Getting back to Fear & Love, what do you think was the main thing you have improved upon since Embracing Light?
I’m happy to say that I feel like the production quality across the board was at another level on this record. Embracing Light, we had fifteen songs we had started recording for that record and that one was such a challenge because we were on the road the entire time. When I wasn’t touring with E Street, I was touring on my own so at certain points I was actually flying from an E Street show to a Jake Clemons show the next day and then flying back to an E Street show the next day. So it had gotten to be a little bit hectic (laughs). But there’s a certain, I don’t know, peace about the process with this one. You know, Fear & Love, we had the band together there for a week, ten days, and tracked and then post-production, and it felt like a much more measured experience in being able to maintain a certain synergy for it, I guess. So I think overall, I’m really proud of the production quality.
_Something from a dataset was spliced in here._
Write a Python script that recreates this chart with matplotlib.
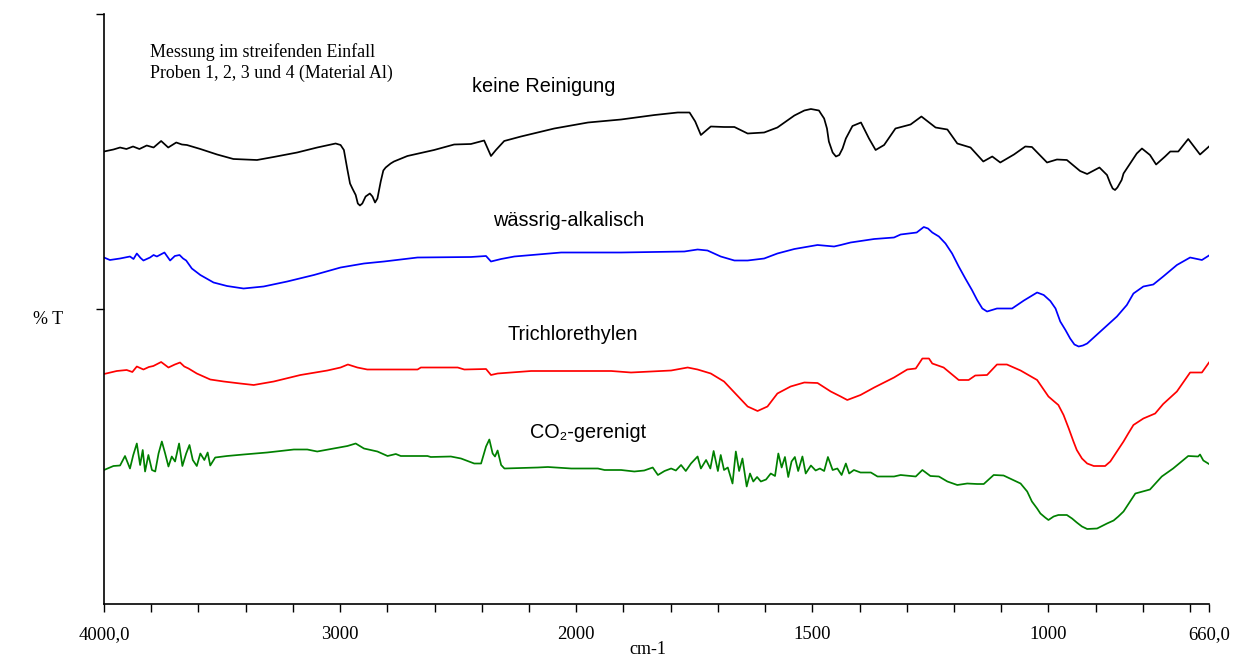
import numpy as np
import matplotlib
matplotlib.use("Agg")
import matplotlib.pyplot as plt


# IR-Spektren (Wellenzahl in cm-1, Transmission in willkürlichen %T-Einheiten, versetzt)
black_wn = [4000, 3960, 3932, 3905, 3877, 3850, 3819, 3790, 3758, 3728, 3694, 3670,
            3649, 3592, 3521, 3452, 3352, 3282, 3182, 3097, 3019, 2998, 2984, 2970,
            2958, 2948, 2934, 2925, 2916, 2906, 2892, 2874, 2863, 2852, 2842, 2828,
            2817, 2807, 2786, 2772, 2715, 2602, 2517, 2446,
            2390, 2361, 2340, 2305, 2234, 2093, 1975, 1905, 1834, 1785, 1760, 1748,
            1736, 1715, 1687, 1665, 1637, 1602, 1574, 1538, 1517, 1503, 1486, 1482,
            1475, 1469, 1465, 1457, 1450, 1443, 1436, 1429, 1415, 1397, 1380, 1366,
            1348, 1324, 1292, 1269,
            1239, 1214, 1193, 1165, 1138, 1119, 1102, 1073, 1049, 1035, 1003, 982,
            961, 933, 918, 892, 876, 869, 864, 859, 854, 845, 841, 827, 813, 802, 785,
            772, 753, 742, 725, 704, 679, 660]
black_t = [90.5, 90.9, 91.3, 91.0, 91.5, 91.0, 91.7, 91.3, 92.6, 91.3, 92.3, 91.9,
           91.8, 91.0, 89.9, 89.0, 88.8, 89.4, 90.3, 91.3, 92.1, 91.8, 90.8, 87.1,
           84.1, 83.1, 81.8, 80.1, 79.7, 80.1, 81.5, 82.1, 81.5, 80.3, 81.1, 84.5,
           86.7, 87.3, 88.1, 88.5, 89.6, 90.8, 91.9, 92.0,
           92.7, 89.6, 90.8, 92.6, 93.5, 95.1, 96.3, 96.9, 97.8, 98.3, 98.3, 96.5,
           93.8, 95.5, 95.4, 95.4, 94.1, 94.3, 95.3, 97.7, 98.7, 99.0, 98.7, 98.1,
           97.1, 95.1, 92.5, 90.3, 89.5, 89.8, 91.1, 93.1, 95.6, 96.3, 93.1, 90.8,
           91.8, 95.1, 95.9, 97.5,
           95.3, 94.9, 92.1, 91.3, 88.5, 89.5, 88.3, 89.9, 91.5, 91.4, 88.3, 88.9,
           88.8, 86.6, 86.0, 87.3, 85.8, 84.1, 83.1, 82.8, 83.3, 84.8, 86.1, 88.1, 90.1,
           91.1, 89.8, 87.9, 89.5, 90.5, 90.5, 93.0, 89.9, 91.5]

blue_wn = [4000, 3975, 3932, 3890, 3875, 3861, 3845, 3833, 3805, 3790, 3776, 3760,
           3744, 3720, 3700, 3680, 3665, 3652, 3628, 3592, 3536, 3479, 3409, 3324,
           3224, 3111, 2998, 2899, 2814, 2672, 2446, 2382, 2361, 2318, 2262, 2163,
           2064, 1905, 1771, 1743, 1722, 1694, 1665, 1637, 1602, 1574, 1538, 1489,
           1454, 1440, 1419, 1369, 1327, 1313, 1279, 1264, 1255, 1246, 1232, 1218,
           1204, 1190, 1176, 1162, 1151, 1140, 1130, 1109, 1077, 1052, 1024, 1010,
           996, 985, 975, 964, 954, 945, 936, 927, 918, 904, 883, 855,
           834, 820, 799, 778, 757, 728, 700, 675, 660]
blue_t = [69.3, 68.8, 69.1, 69.5, 69.0, 70.1, 69.2, 68.7, 69.3, 69.8, 69.5, 69.9,
          70.3, 68.7, 69.6, 69.8, 69.1, 68.7, 67.1, 65.8, 64.3, 63.6, 63.1, 63.5,
          64.5, 65.8, 67.3, 68.1, 68.5, 69.3, 69.4, 69.6, 68.5, 69.0, 69.5, 69.9,
          70.3, 70.3, 70.5, 70.9, 70.7, 69.5, 68.7, 68.7, 69.1, 70.1, 71.0, 71.8,
          71.5, 71.8, 72.3, 73.0, 73.3, 73.9, 74.3, 75.4, 75.1, 74.3, 73.5, 72.1,
          70.1, 67.5, 65.1, 62.8, 60.8, 59.1, 58.5, 59.1, 59.1, 60.7, 62.3, 61.8,
          60.6, 59.1, 56.5, 54.8, 53.1, 51.9, 51.5, 51.7, 52.1, 53.3, 55.1, 57.5,
          59.8, 62.1, 63.5, 63.9, 65.5, 67.8, 69.3, 68.8, 69.7]

red_wn = [4000, 3946, 3904, 3880, 3861, 3833, 3810, 3791, 3758, 3727, 3700, 3678,
          3660, 3642, 3607, 3550, 3493, 3423, 3366, 3281, 3168, 3054, 2998, 2967,
          2927, 2885, 2672, 2658, 2502, 2474, 2382, 2361, 2333, 2191, 1926, 1884,
          1799, 1764, 1743, 1715, 1687, 1658, 1637, 1616, 1595, 1574, 1546, 1517,
          1489, 1461, 1440, 1426, 1398, 1369, 1327, 1299, 1281, 1267, 1253, 1246,
          1222, 1190, 1169, 1155, 1130, 1109, 1088, 1059, 1024, 1000, 989, 979, 968,
          957, 947, 940, 929, 918, 904, 880, 869, 855, 841, 831, 820, 799, 774, 757,
          728, 700, 675, 660]
red_t = [46.0, 46.6, 46.8, 46.4, 47.5, 46.9, 47.4, 47.6, 48.4, 47.3, 47.9, 48.3,
         47.5, 47.1, 46.1, 44.9, 44.5, 44.1, 43.8, 44.5, 45.8, 46.7, 47.3, 47.9,
         47.3, 46.9, 46.9, 47.3, 47.3, 46.9, 47.0, 45.8, 46.1, 46.6, 46.6, 46.3,
         46.7, 47.3, 46.9, 46.1, 44.5, 41.6, 39.5, 38.6, 39.5, 42.1, 43.5, 44.3,
         44.2, 42.5, 41.5, 40.8, 41.8, 43.3, 45.3, 46.9, 47.1, 49.1, 49.1, 48.1,
         47.3, 44.8, 44.8, 45.7, 45.8, 47.9, 47.9, 46.7, 44.8, 41.5, 40.6, 39.8, 37.8,
         35.1, 32.5, 30.8, 29.1, 28.1, 27.6, 27.6, 28.5, 30.5, 32.5, 34.1, 35.8, 37.1,
         38.1, 40.0, 42.5, 46.3, 46.3, 48.3]

green_wn = [4000, 3960, 3932, 3911, 3890, 3876, 3861, 3847, 3836, 3826, 3812, 3797,
            3783, 3769, 3755, 3741, 3727, 3713, 3699, 3682, 3668, 3652, 3638, 3624,
            3607, 3592, 3575, 3561, 3550, 3529, 3479, 3409, 3309, 3196, 3139, 3097,
            3026, 2969, 2934, 2899, 2842, 2799, 2764, 2743, 2630, 2616, 2531, 2488,
            2432, 2403, 2382, 2368, 2354, 2344, 2333, 2318, 2304, 2163, 2120, 2021,
            1954, 1940, 1905, 1877, 1856, 1838, 1827, 1813, 1799, 1789, 1778, 1768,
            1757, 1743, 1736, 1725, 1716, 1709, 1700, 1694, 1687, 1679, 1669, 1662,
            1655, 1648, 1639, 1632, 1625, 1617, 1609, 1598, 1588, 1579, 1572, 1565,
            1558, 1551, 1544, 1537, 1530, 1521, 1514, 1503, 1493, 1484, 1475, 1467,
            1457, 1447, 1438, 1429, 1422, 1412, 1398, 1376, 1362, 1327, 1313, 1281,
            1267, 1250, 1232, 1214, 1193, 1172, 1151, 1137, 1116, 1095, 1059, 1045,
            1035, 1024, 1017, 1007, 1000, 989, 979, 961, 950, 940, 929, 918, 897, 876,
            862, 852, 841, 834, 823, 816, 785, 760, 736, 704, 683, 679, 672, 660]
green_t = [26.8, 27.6, 27.7, 29.6, 27.1, 29.8, 32.1, 27.8, 30.8, 26.5, 29.8, 26.8,
           26.5, 30.1, 32.5, 30.1, 27.5, 29.5, 28.5, 32.1, 27.6, 30.1, 31.8, 28.8,
           27.6, 30.1, 28.8, 30.3, 27.7, 29.3, 29.6, 29.9, 30.3, 30.9, 30.9, 30.5,
           31.1, 31.6, 32.1, 31.1, 30.5, 29.6, 30.0, 29.6, 29.6, 29.4, 29.5, 29.1,
           28.1, 28.1, 31.5, 32.9, 30.1, 29.5, 30.7, 27.8, 27.1, 27.3, 27.4, 27.1,
           27.1, 26.8, 26.8, 26.5, 26.7, 27.3, 25.8, 26.6, 27.1, 26.7, 27.8, 26.6,
           28.1, 29.5, 27.1, 28.8, 27.1, 30.6, 26.6, 29.8, 26.8, 27.3, 24.1, 30.5,
           26.6, 29.1, 23.5, 26.1, 24.5, 25.4, 24.5, 24.9, 26.1, 25.6, 30.1, 27.3,
           29.4, 25.4, 28.5, 29.4, 26.6, 29.5, 26.1, 27.7, 26.7, 27.1, 26.6, 29.4,
           26.8, 27.1, 25.8, 28.1, 26.1, 26.8, 26.3, 26.3, 25.5, 25.5, 25.8, 25.5,
           26.8, 25.6, 25.5, 24.5, 23.8, 24.1, 24.0, 24.0, 25.8, 25.7, 24.1, 22.5,
           20.5, 19.1, 18.1, 17.3, 16.8, 17.5, 17.8, 17.8, 17.1, 16.3, 15.5, 15.0, 15.1,
           16.1, 16.7, 17.5, 18.5, 19.5, 21.1, 22.1, 22.9, 25.5, 27.1, 29.6, 29.5,
           29.9, 28.7, 28.0]

major_ticks = [4000, 3000, 2000, 1500, 1000, 660]
major_labels = ["4000,0", "3000", "2000", "1500", "1000", "660,0"]
minor_ticks = [3800, 3600, 3400, 3200, 2800, 2600, 2400, 2200,
               1900, 1800, 1700, 1600, 1400, 1300, 1200, 1100, 900, 800, 700]


# Abszisse wie am Spektrometer: unterhalb 2000 cm-1 doppelt gedehnt
def wn_forward(x):
    x = np.asarray(x, dtype=float)
    return np.where(x >= 2000, x, 2 * x - 2000)


def wn_inverse(u):
    u = np.asarray(u, dtype=float)
    return np.where(u >= 2000, u, (u + 2000) / 2)


SERIF = ["Liberation Serif", "DejaVu Serif"]
SANS = ["Liberation Sans", "DejaVu Sans"]

fig = plt.figure(figsize=(12.41, 6.62), dpi=100)
ax = fig.add_axes([104 / 1241, 58 / 662, 1105 / 1241, 590 / 662])

line_kw = dict(lw=1.25, solid_joinstyle="round")
ax.plot(black_wn, black_t, color="black", **line_kw)
ax.plot(blue_wn, blue_t, color="#0000ff", **line_kw)
ax.plot(red_wn, red_t, color="#ff0000", **line_kw)
ax.plot(green_wn, green_t, color="#008000", **line_kw)

ax.set_xscale("function", functions=(wn_forward, wn_inverse))
ax.set_xlim(4000, 660)
ax.set_ylim(0, 118)

ax.set_xticks(major_ticks)
ax.set_xticklabels(major_labels, fontfamily=SERIF, fontsize=13.5)
ax.set_xticks(minor_ticks, minor=True)
ax.set_yticks([59, 118])
ax.set_yticklabels([])
ax.tick_params(axis="both", which="both", direction="out", length=6, width=1)
ax.tick_params(axis="x", which="major", pad=10)

for side in ["top", "right"]:
    ax.spines[side].set_visible(False)
for side in ["left", "bottom"]:
    ax.spines[side].set_linewidth(1.2)

# Beschriftung der Kurven
ax.text(2136, 103.4, "keine Reinigung", ha="center", va="center",
        fontfamily=SANS, fontsize=14.3)
ax.text(2034, 76.8, "wässrig-alkalisch", ha="center", va="center",
        fontfamily=SANS, fontsize=14.3)
ax.text(2013, 54.0, "Trichlorethylen", ha="center", va="center",
        fontfamily=SANS, fontsize=14.3)
ax.text(1975, 34.2, "CO₂-gerenigt", ha="center", va="center",
        fontfamily=SANS, fontsize=14.3)

ax.text(3805, 110.4, "Messung im streifenden Einfall", ha="left", va="center",
        fontfamily=SERIF, fontsize=12.9)
ax.text(3805, 106.2, "Proben 1, 2, 3 und 4 (Material Al)", ha="left", va="center",
        fontfamily=SERIF, fontsize=12.9)

fig.text(48 / 1241, 1 - 320 / 662, "% T", ha="center", va="center",
         fontfamily=SERIF, fontsize=13)
fig.text(648 / 1241, 1 - 650 / 662, "cm-1", ha="center", va="center",
         fontfamily=SERIF, fontsize=13)

fig.savefig("out.png", dpi=100)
It was probably less stressful
Oh by large, enormously less stressful. I mean, the reason we released a five song EP for Embracing Light as opposed to the fifteen is because after a year and a half, that was as much as we could get done at that point. So this is enormously less stressful. And also, it was exciting for me to take it to another level of intimacy.
Did you feel more in control of what was actually going to get out there?
My method hadn’t changed in that sense. The same was true for Embracing Light as well. But I think this was the first time I really went for what I wanted, even though it might have seemed a little bit strange at points. I can remember being in the studio and everyone going, “Really? You want to do that?” In the past, I would usually just shut it down and say, Okay, if everyone thinks it’s crazy then I’ll go on the side of caution. For this record, I didn’t do that cause there were things that I wanted to have in there and even though people thought it was strange, for me, it was worth the risk. I wanted it to be my art fully. I just didn’t want to risk this record not being fully honest, to expose my heart and I was willing to take all this to that level.